Margaret Thatcher avait ouvert l’ère du néo-libéralisme. Angela Merkel la ferme, elle en est l’une des dernières représentantes. Tandis qu’elle s’obstine à vouloir construire une majoité dont le centre de gravité soit au centre-gauche, le monde change autour d’elle, L’Autriche ou la Tchéquie apportent la preuve que le continent est en quête d’un nouvel équilibre politique. Les deux chefs de gouvernement, la Britannique et l’Allemande, ont voulu, par leur parcours politique sortir définitivement du « socialisme » pour faire toute sa place à l’économie de marché. Mais Margaret Thatcher avait une page blanche devant elle; Angela Merkel est, elle confrontée, à la monté des inégalités en Allemagne et à la déstructuration potentielle du continent européen par le monétarisme et la libre circulation des hommes, des marchandises et des capitaux. 

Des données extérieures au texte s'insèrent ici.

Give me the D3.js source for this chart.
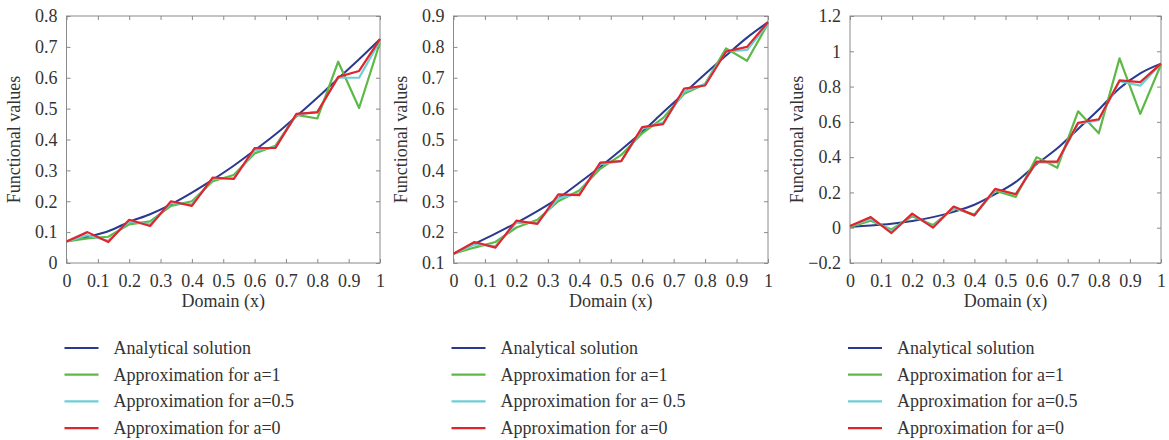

L’entrée dans la gare de Cambridge a interrompu mon parallèle et vous me pardonnerez de ne pas avoir la virtuosité d’un Plutarque dans cette esquisse de« vie parallèle des femmes illustres ». Néanmoins, il me paraît essentiel de bien identifier où sont les failles du système néo-libéral qui est le nôtre depuis plusieurs décennies. L’absence de débat entre partis de gouvernement engendre, par réaction, le populisme et l’abstention. Il est temps de sortir de la négation du lien social et de réaffimer le caractère profondément sain de l’affrontement entre une droite et une gauche, entre conservatisme et progressisme, pour le bien de la démocratie.